House prices are rising and already the cry goes up: We are heading for a bubble. No doubt we are, someday, but not for a long time yet. Meanwhile every investor should have at least one housebuilder or construction related stock in their portfolio.
The so-called ‘official’ definition of recession is in fact unofficial
I’m actually overweight on construction stocks in my portfolio, having bought too soon if anything in hopes of a recovery in the sector. I actually started buying in 2009, which proved wildly optimistic. Still, better too soon that never.
For the record, I bought Barratt Developments and Taylor Wimpey for little more than a third of their current value and my only disappointment has been the lack of dividends. I also picked up Speedy Hire at around half its present price – again not much in the way of payouts though – and also Balfour Beatty, which has paid handsome dividends but has fallen below my purchase price after two profit warnings and this week’s set of poor results.
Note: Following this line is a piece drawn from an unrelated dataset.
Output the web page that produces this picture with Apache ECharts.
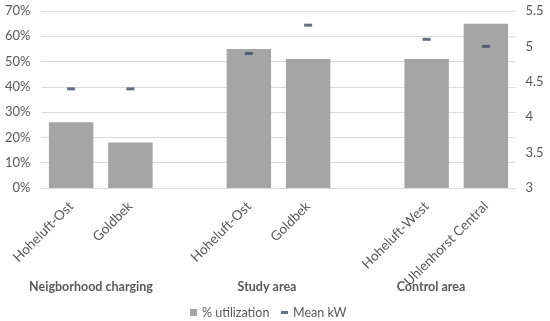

I’ve been involved in an exchange of views on Twitter (@rodneyhobson) over whether housebuilders, and Taylor Wimpey in particular, are still undervalued. I’m worried that I am being influenced irrationally by two factors.
Firstly, because housebuilder shares have recovered so much I have the nagging feeling that they are now overvalued, which is probably wrong because there is a very good case for arguing that they are in fact still cheap.
Official figures released this week show more homes are under construction and although the figure is well short of pre-recession levels it is still moving in the right direction as far as housebuilders are concerned. Particularly striking are indications that some areas – admittedly not many – outside London and the south east are picking up at last.
The second, and even worse, factor in my thinking is that I am reluctant to buy because any new purchases will raise my average buying price substantially.
I have always argued strongly against averaging out share purchase prices, since each purchase is a separate investment that should be based on the circumstances at that specific time. However, when my online ISA stocks and shares account automatically lumps together separate purchases and averages out the price it is hard to treat any additional investments as a separate decision.
There is no doubt that the government’s Help to Buy scheme, although derided by many when it was launched, is getting the housing market going. I suspect that it is doing more good for existing home owners, who see the value of their homes rise, housebuilders and buy-to-let investors, than for first time buyers but that is not the main consideration for holders of shares in housebuilders.
The sharp drop in share prices of housebuilders this week does present a buying opportunity because it was largely irrational. Clear signs of improvement in the US and UK economies, with the implication that artificial stimulation can end sooner rather than later, is good news, not least for housebuilders.
A sunny outlook for retail
The hot weather helped to boost retail sales by 1.1% in July compared with June but I do not join the general celebration at this display of consumer confidence for several reasons. Inflation is still running at 2.8% of the consumer price index, so wages continue to be squeezed.
The sharp improvement is in any case skewed, with supermarkets enjoying the biggest gains as stay-at-homes bought barbeque food. Alas, even the supermarkets tell a mixed story, for much of the gain was down to food price inflation.
In any case, it’s the bit about hot weather that bothers me most. It won’t be long before retailers are complaining that the weather in some form or another is hitting rather than boosting sales.
The eurozone remains in recession
The nonsense that is talked about recession reached new depths this week with claims that the Eurozone had ended an 18-month recession just because the region as a whole grew by 0.3% in the second quarter of this year.
Yes, that is good news and the figure was fractionally better than forecasts of 0.2% growth. Since Germany, the zone’s largest economy, expanded by 0.7% and France by a surprisingly good 0.5%, it is blindingly obvious that other countries are doing badly, and bringing down the average.
Italy and Spain both showed negative growth and Portugal, despite expansion in the latest quarter, is still in recession. Don’t ask about Greece, where Government receipts barely cover spending and come nowhere near to meeting interest payments on the debt burden.
Just remember that the so-called ‘official’ definition of recession is in fact unofficial and has no basis in reality. The Eurozone remains in recession. Try telling the ranks of the unemployed in southern Europe otherwise.